Google has officially announced the sunset of Dynamic Search Ads, and the replacement they’re pointing you toward is AI Max for Search. The timeline is confirmed: migration tools are rolling out now to help transfer settings and data into standard ad groups, and in September 2026, any DSA campaigns and ad groups you haven’t migrated manually will be moved automatically.

If you’ve been running DSAs as your catch-all layer, as a gap-filler for long-tail traffic, or as the structural workhorse underneath a tightly managed keyword campaign, September is your real deadline and the window between now and then is where the work happens.

Why Dynamic Search Ads worked for so long

DSAs have been around since 2011, and they worked because they were simple: point Google at your website, write your descriptions, let it match queries to relevant landing pages and generate headlines from your content. The mechanism was transparent enough that most practitioners understood what they were giving up (control over headlines and keyword targeting) in exchange for what they were getting (coverage they hadn’t mapped manually).

For accounts with large inventory, complex service offerings, or constantly changing page content, that tradeoff made sense. You knew what the system was doing and roughly why.

AI Max is not a like-for-Like replacement

AI Max operates on a different logic. It’s positioned as a more capable tool, and the performance claims are real in some contexts, but the differences in how it operates matter. Where DSAs matched based on your page content against a user’s typed query, AI Max determines relevance based on inferred intent. Google has been explicit about this: it’s matching based on what the system believes the user wanted, not what they typed.

Brad Geddes documented the practical consequence of this when he found that AI Max treats all keywords as broad match, regardless of their actual match type, and attributes conversions to AI Max that would have been captured by your existing exact and phrase match keywords anyway. The incrementality numbers Google shows you need to be interrogated before you act on them.

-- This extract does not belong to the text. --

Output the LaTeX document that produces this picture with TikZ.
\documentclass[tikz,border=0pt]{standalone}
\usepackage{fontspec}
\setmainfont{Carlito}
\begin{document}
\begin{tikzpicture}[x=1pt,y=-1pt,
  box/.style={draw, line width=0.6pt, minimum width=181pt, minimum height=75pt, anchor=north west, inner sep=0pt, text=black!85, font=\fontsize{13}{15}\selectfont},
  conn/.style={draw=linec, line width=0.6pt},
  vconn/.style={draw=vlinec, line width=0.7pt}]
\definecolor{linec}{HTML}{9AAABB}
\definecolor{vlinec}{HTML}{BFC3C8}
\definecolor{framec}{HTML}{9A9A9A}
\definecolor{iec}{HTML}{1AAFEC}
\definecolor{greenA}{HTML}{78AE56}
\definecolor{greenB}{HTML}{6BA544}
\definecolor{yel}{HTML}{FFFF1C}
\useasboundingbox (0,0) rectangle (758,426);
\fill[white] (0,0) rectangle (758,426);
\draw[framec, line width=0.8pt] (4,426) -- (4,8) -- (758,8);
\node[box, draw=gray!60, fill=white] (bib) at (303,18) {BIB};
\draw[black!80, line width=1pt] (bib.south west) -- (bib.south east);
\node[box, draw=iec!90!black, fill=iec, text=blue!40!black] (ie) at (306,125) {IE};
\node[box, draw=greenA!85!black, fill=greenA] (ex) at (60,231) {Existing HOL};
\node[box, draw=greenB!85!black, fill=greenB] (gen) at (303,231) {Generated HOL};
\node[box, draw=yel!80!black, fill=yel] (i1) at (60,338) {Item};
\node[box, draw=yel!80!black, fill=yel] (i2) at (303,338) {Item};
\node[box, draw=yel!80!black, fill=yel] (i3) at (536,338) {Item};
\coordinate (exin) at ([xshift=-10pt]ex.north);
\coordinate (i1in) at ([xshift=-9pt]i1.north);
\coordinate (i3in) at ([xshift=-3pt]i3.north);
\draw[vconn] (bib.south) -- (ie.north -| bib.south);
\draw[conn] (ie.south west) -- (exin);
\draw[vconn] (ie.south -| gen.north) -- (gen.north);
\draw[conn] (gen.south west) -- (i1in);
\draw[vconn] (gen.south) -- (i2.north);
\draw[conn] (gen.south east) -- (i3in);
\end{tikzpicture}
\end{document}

What to check before migrating to AI Max

Signal quality is the first thing to audit

The signal quality question is the one to start with. DSAs were predictable enough that most advertisers knew what they were measuring. AI Max introduces enough ambiguity into the search term report that you can end up in a situation where performance looks correct at the reporting level while the system has already updated its understanding of what a good outcome looks like, using data you wouldn’t have approved as a signal.

Conversion setup

Before you do anything else, audit your conversion setup. AI Max will go looking for what you’ve defined as a win. If your primary conversions are phone calls where quality is questionable, it will optimize toward phone calls with questionable quality, faster and at greater scale than your DSA campaigns ever did. The migration tools are useful scaffolding; they don’t audit your conversion setup, they don’t build your negative keyword lists categorically, and they don’t review whether the signals you were rewarding in DSA are the ones you actually want AI Max learning from. That part of the migration is still yours.

Match type

Maintain your exact match guardrails. Exact match keywords in the same account still act as guardrails for your highest-intent queries and help establish what “good” looks like before you introduce broader matching behaviour. Google is prioritizing a consolidated workflow where keywords, landing page targeting, and assets all live in one ad group, which is a structural change, but the job stays the same: know which signals are making you money and which are noise.

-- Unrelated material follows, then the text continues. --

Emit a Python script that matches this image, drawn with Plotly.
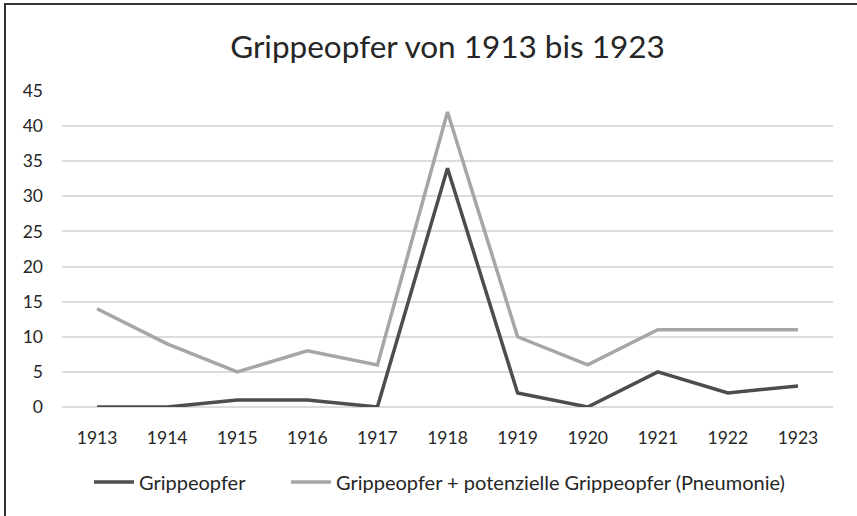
import plotly.graph_objects as go

jahre = ["1913", "1914", "1915", "1916", "1917", "1918", "1919", "1920", "1921", "1922", "1923"]
grippeopfer = [0, 0, 1, 1, 0, 34, 2, 0, 5, 2, 3]
grippeopfer_pneumonie = [14, 9, 5, 8, 6, 42, 10, 6, 11, 11, 11]

schrift = "Lato, 'Open Sans', sans-serif"

fig = go.Figure()
fig.add_trace(go.Scatter(x=jahre, y=grippeopfer, mode="lines", name="Grippeopfer",
                         line=dict(color="#4d4d4d", width=3.5), legend="legend"))
fig.add_trace(go.Scatter(x=jahre, y=grippeopfer_pneumonie, mode="lines",
                         name="Grippeopfer + potenzielle Grippeopfer (Pneumonie)",
                         line=dict(color="#a6a6a6", width=3.5), legend="legend2"))

# zwei Legenden, damit der Abstand zwischen den Eintraegen passt
leg = dict(orientation="h", xanchor="left", y=-0.237, yanchor="middle",
           font=dict(size=20), itemwidth=40, bgcolor="rgba(0,0,0,0)")

fig.update_layout(
    width=857, height=516,
    margin=dict(l=62, r=24, t=91, b=109),
    paper_bgcolor="white", plot_bgcolor="white",
    title=dict(text="Grippeopfer von 1913 bis 1923", x=0.5, xref="paper",
               y=1 - 47 / 516, yanchor="middle",
               font=dict(family=schrift, size=31.5, color="#262626")),
    font=dict(family=schrift, size=17, color="#262626"),
    legend=dict(leg, x=(89 - 62) / 771),
    legend2=dict(leg, x=(286 - 62) / 771),
    showlegend=True,
)
fig.update_xaxes(type="category", range=[-0.5, 10.5], showgrid=False, showline=False,
                 ticks="", ticklabelstandoff=18, tickfont=dict(size=17.5, color="#262626"))
fig.update_yaxes(range=[0, 45], dtick=5, showgrid=True, gridcolor="#dcdcdc", gridwidth=1.5,
                 zeroline=True, zerolinecolor="#dcdcdc", zerolinewidth=1.5,
                 showline=False, ticks="", ticklabelstandoff=18,
                 tickfont=dict(size=17.5, color="#262626"))

# Rahmen um das Diagramm (rechts und unten ausserhalb des Bildes)
fig.add_shape(type="rect", xref="paper", yref="paper",
              x0=(5 - 62) / 771, y0=-0.6, x1=1.2, y1=1 + (91 - 4) / 316,
              line=dict(color="#333333", width=2), fillcolor="rgba(0,0,0,0)", layer="above")

fig.write_html("out.html", config={"displayModeBar": False},
               post_script="document.body.style.margin='0';")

Brand and Headline control

Use Text Guidelines for brand and headline control before you migrate, not after. DSA descriptions gave us some control over messaging, and Text Guidelines are the replacement for that function; they let you set rules for what AI-generated assets can and can’t say. Brand and Location Controls are now also available at the ad group level.

Search Partner

Review your Search Partners settings. Research from Mike Ryan flagged that Search Partners sees a disproportionate share of sophisticated invalid traffic (malicious bots), and AI Max’s broader matching behaviour means budget can end up there faster than you’d expect. And if you have excluded specific pages in DSA, map those exclusions into your AI Max URL rules before migrating; the exclusion logic doesn’t transfer automatically.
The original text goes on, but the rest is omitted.